Scientists have strategically chosen which landing spots they want to collect from, hoping to obtain a broad range of samples.

“The big strategy was to try to really maximize the diversity of samples that we were collecting,” Wadhwa said. 

To collect diverse samples, Wadhwa said her team collected two of every rock they found. They kept one on board Perseverance and saved one to analyze. 

Wadhwa also discussed the timeline for future launches to perform sample collections. She said that there are two launches planned for either 2027 or 2028, but that they might be pushed back by a year or two. 

The scientists plan to target certain locations on Mars’ surface, specifically those that mimic habitable environments.

“The idea is to get a diversity of samples that are going to be helping us to address all of the science goals that I mentioned: to understand the geologic context, to understand the climate history, and to understand the history of whether there was ancient life,” Wadhwa said. 

According to Wadhwa, analyzing the materials on the surface of Mars will give scientists information about the interior of the planet, too. 
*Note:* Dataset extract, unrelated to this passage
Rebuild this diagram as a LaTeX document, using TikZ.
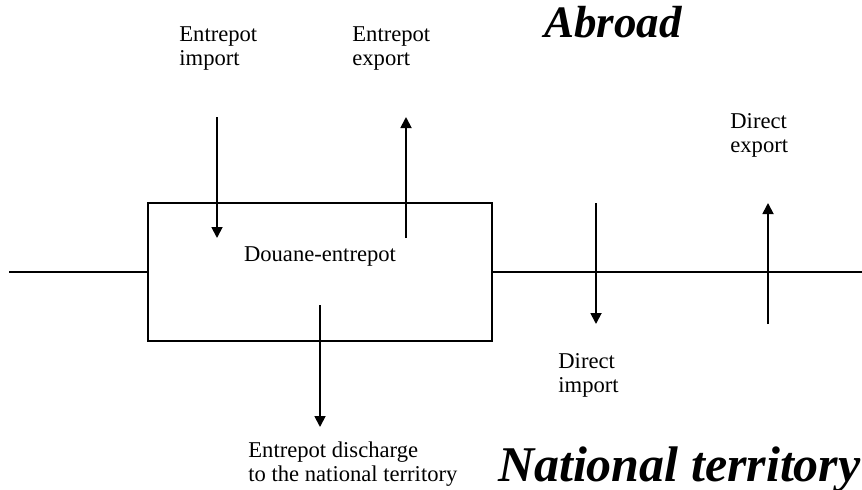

“If you can do geochronology, you can date the formation of these rocks,” Wadhwa said. “You can learn something about the composition of the magma from which this rock formed, and that also tells us about the interior composition of Mars.”

Wadhwa also showed the audience an animation that demonstrated how the machinery would execute the sampling and retrieval. The animation portrayed the entire process of launching the samples and bringing them to Earth. It is estimated that these samples will land in the Utah desert in the early 2030s.

Wadhwa ended by answering some questions from the audience and going into more detail about the design of the lander and the sampling tubes.

“It is a very complicated mission,” Wadhwa said. “It’s going to be a hard thing…there are going to be a number of firsts. But, you know, that’s where you make the biggest progress, it’s when you really push the envelope, and it’s going to be doing that in space, for sure.”